> **Stated task**:
Pictures are not part of the copy. Retype the lines from the first one through the line that contains "from matplotlib.ticker import".

> **Data**:
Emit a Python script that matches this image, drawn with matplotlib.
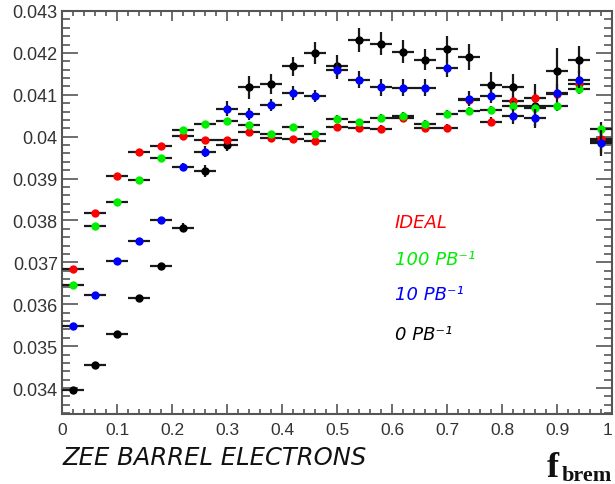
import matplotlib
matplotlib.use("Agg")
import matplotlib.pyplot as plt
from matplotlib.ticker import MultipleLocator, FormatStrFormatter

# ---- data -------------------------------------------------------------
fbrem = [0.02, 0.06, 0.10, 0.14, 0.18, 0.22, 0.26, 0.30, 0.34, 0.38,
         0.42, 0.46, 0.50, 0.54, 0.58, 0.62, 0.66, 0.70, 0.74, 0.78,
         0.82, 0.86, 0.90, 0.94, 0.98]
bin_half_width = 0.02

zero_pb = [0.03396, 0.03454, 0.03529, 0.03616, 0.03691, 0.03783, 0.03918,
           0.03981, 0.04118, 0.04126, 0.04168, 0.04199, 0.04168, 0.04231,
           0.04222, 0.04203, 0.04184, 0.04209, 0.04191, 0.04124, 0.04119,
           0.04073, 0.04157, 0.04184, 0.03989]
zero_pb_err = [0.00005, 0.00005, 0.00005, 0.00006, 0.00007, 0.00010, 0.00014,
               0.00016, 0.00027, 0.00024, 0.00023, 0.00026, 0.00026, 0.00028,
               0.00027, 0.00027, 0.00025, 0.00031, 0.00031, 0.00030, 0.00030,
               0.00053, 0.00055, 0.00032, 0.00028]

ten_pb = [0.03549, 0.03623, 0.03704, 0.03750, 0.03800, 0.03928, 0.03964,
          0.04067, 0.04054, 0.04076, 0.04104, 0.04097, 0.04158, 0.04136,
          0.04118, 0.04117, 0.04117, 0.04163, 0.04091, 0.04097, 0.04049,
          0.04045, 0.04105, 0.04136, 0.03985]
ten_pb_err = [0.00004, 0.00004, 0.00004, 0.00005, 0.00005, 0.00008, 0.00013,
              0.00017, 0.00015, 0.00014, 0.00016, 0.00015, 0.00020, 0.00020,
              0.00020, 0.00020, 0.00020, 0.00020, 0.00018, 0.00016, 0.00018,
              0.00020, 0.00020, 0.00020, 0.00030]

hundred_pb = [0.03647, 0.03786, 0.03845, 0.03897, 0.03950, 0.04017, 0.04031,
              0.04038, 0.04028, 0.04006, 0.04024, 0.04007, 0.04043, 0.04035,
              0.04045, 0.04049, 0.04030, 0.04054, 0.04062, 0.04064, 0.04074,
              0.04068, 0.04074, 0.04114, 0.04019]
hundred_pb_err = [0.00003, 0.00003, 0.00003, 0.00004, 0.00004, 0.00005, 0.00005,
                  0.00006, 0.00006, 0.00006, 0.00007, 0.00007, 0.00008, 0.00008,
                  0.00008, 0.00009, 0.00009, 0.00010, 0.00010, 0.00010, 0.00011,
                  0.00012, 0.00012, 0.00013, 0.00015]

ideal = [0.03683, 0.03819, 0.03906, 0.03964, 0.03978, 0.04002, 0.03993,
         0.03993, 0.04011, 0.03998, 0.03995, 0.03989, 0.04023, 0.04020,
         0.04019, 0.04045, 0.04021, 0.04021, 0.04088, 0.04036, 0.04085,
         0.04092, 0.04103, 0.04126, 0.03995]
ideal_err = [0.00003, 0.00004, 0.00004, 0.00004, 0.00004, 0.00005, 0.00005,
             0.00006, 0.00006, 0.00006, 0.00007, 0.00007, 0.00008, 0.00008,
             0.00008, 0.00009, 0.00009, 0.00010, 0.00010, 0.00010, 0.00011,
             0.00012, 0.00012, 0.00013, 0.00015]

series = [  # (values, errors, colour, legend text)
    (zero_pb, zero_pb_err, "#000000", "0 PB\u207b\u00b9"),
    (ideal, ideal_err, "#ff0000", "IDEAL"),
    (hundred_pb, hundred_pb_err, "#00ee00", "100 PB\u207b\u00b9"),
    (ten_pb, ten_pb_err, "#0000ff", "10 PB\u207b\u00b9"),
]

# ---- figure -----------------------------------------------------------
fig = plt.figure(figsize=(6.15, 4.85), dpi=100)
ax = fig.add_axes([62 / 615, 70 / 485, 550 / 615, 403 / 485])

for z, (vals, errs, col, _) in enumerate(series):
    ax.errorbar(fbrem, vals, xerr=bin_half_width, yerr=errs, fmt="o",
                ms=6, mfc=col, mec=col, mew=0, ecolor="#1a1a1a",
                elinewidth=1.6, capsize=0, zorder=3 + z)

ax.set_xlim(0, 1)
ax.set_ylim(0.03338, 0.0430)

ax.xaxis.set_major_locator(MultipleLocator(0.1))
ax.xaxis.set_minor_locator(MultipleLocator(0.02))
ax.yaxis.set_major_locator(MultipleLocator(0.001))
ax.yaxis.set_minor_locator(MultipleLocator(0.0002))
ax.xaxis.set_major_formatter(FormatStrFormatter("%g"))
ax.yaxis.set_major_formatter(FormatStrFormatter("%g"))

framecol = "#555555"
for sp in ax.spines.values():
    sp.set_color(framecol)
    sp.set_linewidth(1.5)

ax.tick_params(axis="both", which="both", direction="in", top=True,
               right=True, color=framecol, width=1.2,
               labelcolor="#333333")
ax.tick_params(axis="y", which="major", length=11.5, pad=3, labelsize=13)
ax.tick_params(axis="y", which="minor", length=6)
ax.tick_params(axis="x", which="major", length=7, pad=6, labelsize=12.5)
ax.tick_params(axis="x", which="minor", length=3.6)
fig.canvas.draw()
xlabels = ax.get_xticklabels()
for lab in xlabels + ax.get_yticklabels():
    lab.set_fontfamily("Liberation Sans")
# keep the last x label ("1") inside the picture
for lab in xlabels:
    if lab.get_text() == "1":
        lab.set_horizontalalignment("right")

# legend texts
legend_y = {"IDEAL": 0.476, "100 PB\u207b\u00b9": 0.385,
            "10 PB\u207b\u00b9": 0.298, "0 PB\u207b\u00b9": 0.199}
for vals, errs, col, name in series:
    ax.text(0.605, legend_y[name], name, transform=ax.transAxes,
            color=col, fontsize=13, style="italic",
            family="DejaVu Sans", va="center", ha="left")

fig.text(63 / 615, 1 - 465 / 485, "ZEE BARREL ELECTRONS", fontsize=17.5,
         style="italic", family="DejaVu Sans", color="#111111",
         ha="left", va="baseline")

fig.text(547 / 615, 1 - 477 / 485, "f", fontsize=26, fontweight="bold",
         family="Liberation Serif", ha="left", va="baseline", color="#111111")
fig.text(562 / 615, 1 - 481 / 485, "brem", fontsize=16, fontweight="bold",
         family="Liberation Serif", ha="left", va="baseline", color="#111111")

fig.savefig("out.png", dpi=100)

> **Exercise response**:
Emit a Python script that matches this image, drawn with matplotlib.
import matplotlib
matplotlib.use("Agg")
import matplotlib.pyplot as plt
from matplotlib.ticker import MultipleLocator, FormatStrFormatter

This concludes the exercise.